Nosso olhar crítico é fruto do nosso Zeitgeist, com suas idiossincrasias e limitações. Por isso não
somos capazes de atinar senão com o que é bom ou mau para nós, aqui e agora. (O Shakespeare que apreciamos seria provavelmente repudiado pelos românticos,
digamos.) Só estaríamos a salvo dos equívocos se abdicássemos
da nossa condição de homens do nosso tempo, para assumir o
ponto de vista de algum crítico de outro planeta, por acaso
interessado na literatura que se produz neste canto escuro
da galáxia. Não sonho com isso, nem você, estou certo. Mas
além dos equívocos involuntários, inevitáveis, existem também
os premeditados, os mal-intencionados, resultantes do tráfico
de influências, do corporativismo, de uma espécie
aviltada de crítica praticada como forma de agradar ou
agredir, de obter ou conceder favores. Mas o tempo também se
encarrega, e mais depressa ainda, de ir corrigindo tais
distorções. Penso que o escritor, por sua vez, não deve incorrer
na falácia de ignorar esse quadro, não deve menosprezar a
importância da crítica, nem supervalorizá-la. Deve,
sim, esforçar-se por distinguir a verdadeira da aviltada.

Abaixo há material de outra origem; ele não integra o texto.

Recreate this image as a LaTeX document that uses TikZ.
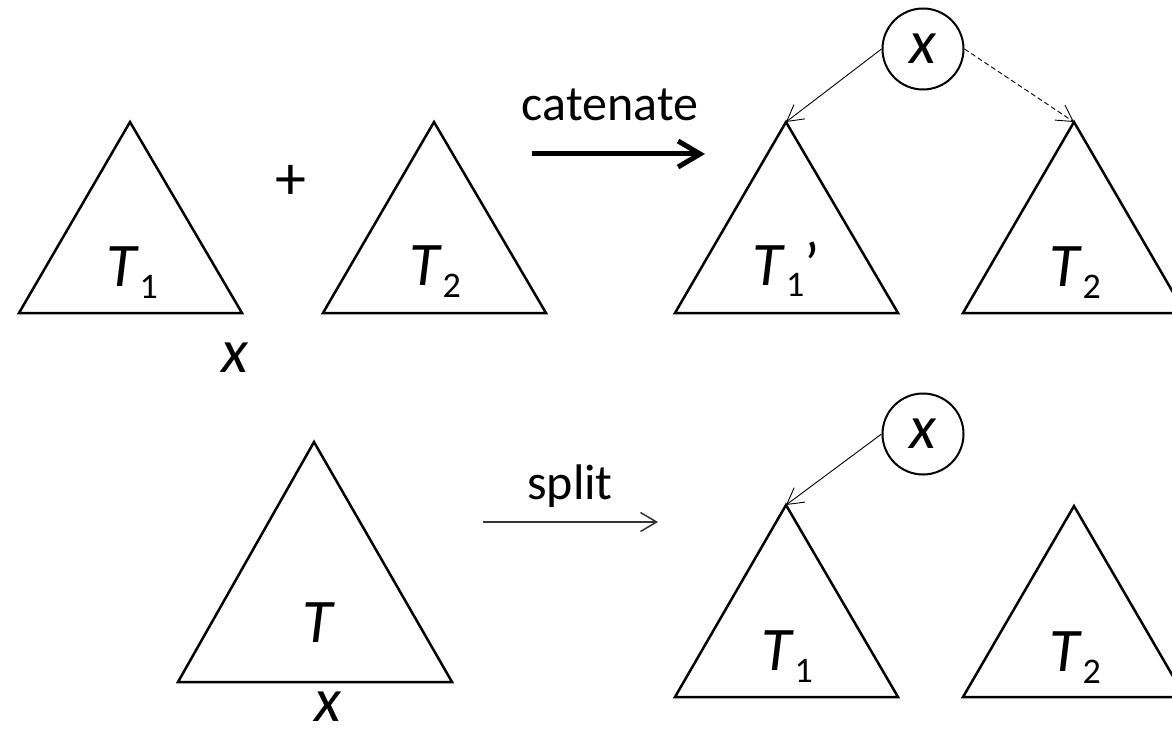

Em caso de dúvida, deve estar pronto a guiar-se pela própria
consciência.
FM
- Pelas respostas anteriores, e pelos caminhos percorridos em
sua obra poética e ensaística, parece que o seu interesse
extra-fronteiras se restringe às culturas de língua inglesa
e francesa. E a língua espanhola? E a literatura latino-americana?
Como você se situa nesse contexto?
CFM - Minha geração, formada um pouco
antes e um pouco depois de 1964, é ou foi decididamente francófila.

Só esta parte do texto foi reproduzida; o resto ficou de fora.